Le fait que le système de distribution de l’eau soit un outil de sociabilité dans la communauté des habitants, était un de ces points d’appui que recherchaient les étudiants. Donc des propositions ont été faites pour valoriser les pièces destinées à l’eau, au lavage et au séchage du linge etc. 

Le contexte dans les livres

De nombreux autres dispositifs de projet ont été importés du contexte, mais pour certains d’entre eux il ne suffisait pas d’observer la réalité pour les trouver. Il fallait se documenter, utiliser une recherche plus élaborée et se confronter à des expertises assez savantes. D’abord avec des livres tout simplement. 

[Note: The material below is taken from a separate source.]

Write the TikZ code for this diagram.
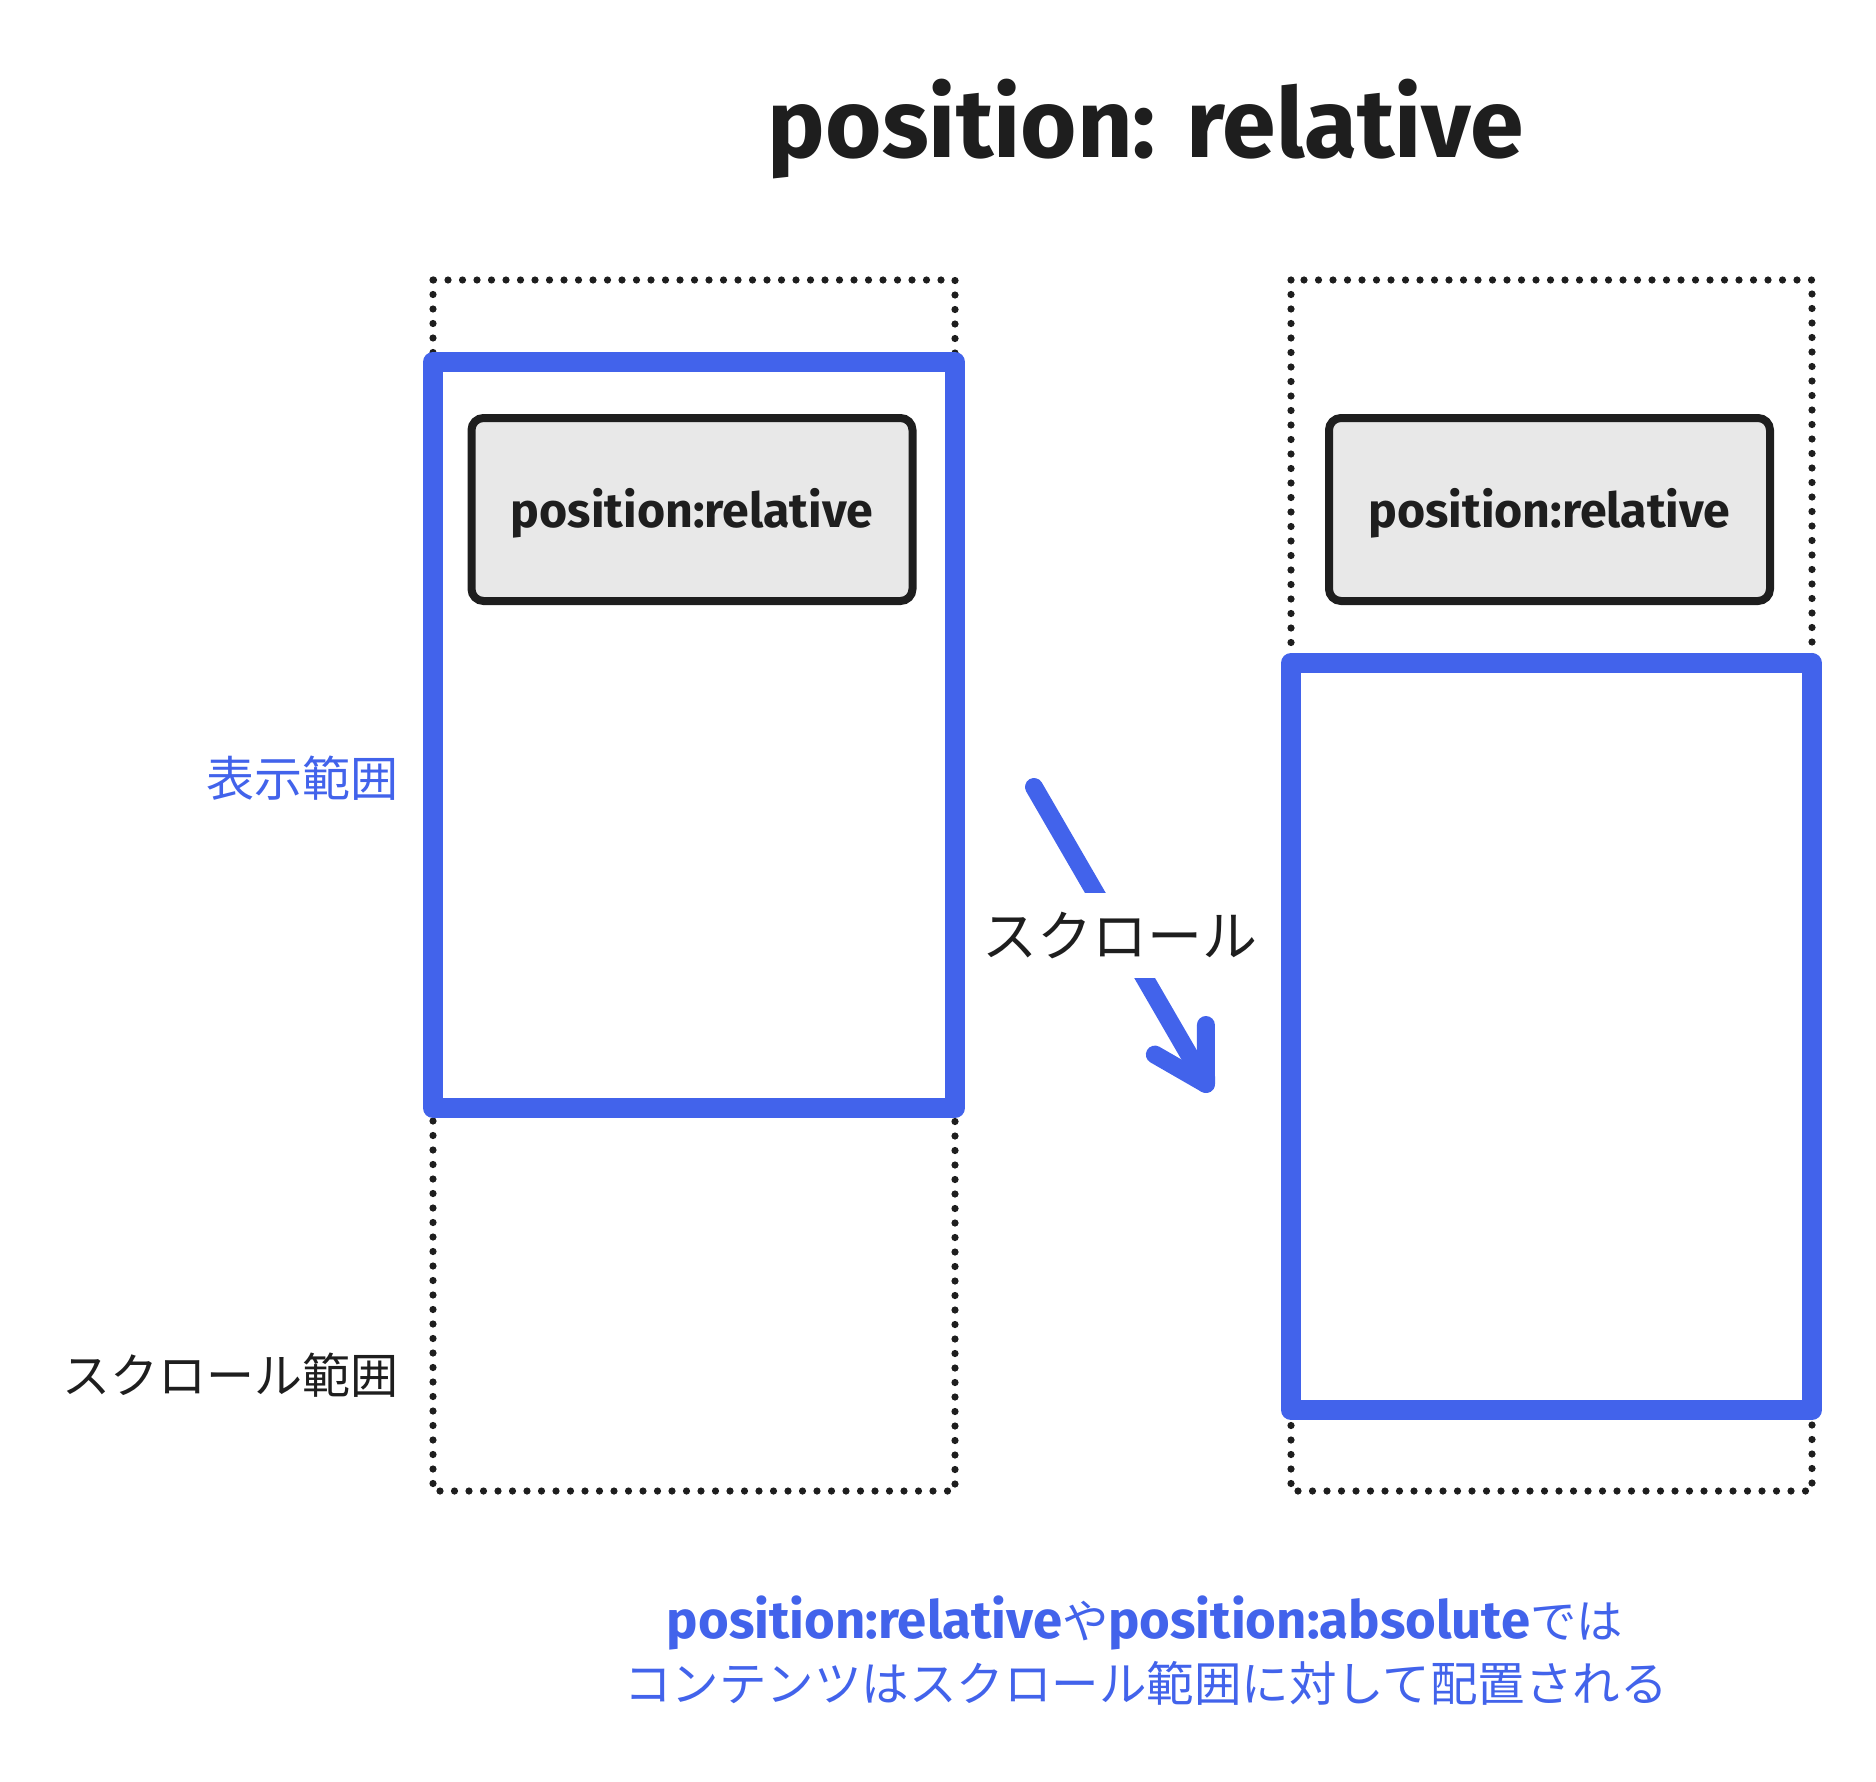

Il n’est pas possible d’aborder un contexte dans sa subtilité sans s’aider des travaux qui nous précèdent sur le sujet. Lorsque Carin Smuts a apporté dans le studio du workshop le livre de Lauren Segal, «Number Four, The making of Constitution Hill», alors l’histoire du quartier où se trouve la Florence House a surgi, et c’est devenu comme une des données les plus importantes du contexte de projet. Number Four, la prison de Mandela, de Gandhi, etc. devenue à présent le siège de la Court Constitutionelle d’Afrique du Sud ! Le livre explique ce choix et donne donc une lecture du site très importante, capitale, qui a informé les travaux des étudiants. Plusieurs projets ont fait des propositions de valorisation du commerce spontané en direction des nombreux touristes qui viennent visiter Constitution Hill. 

C’était très pertinent, mais pour identifier cette ressources il fallait s’appuyer sur une expertise très élaborée. Les librairies et les bibliothèques sont des outils de projet, voilà une réalité que l’on expérimente même dans les situations d’urgence, de crise ou de contrainte liée au temps."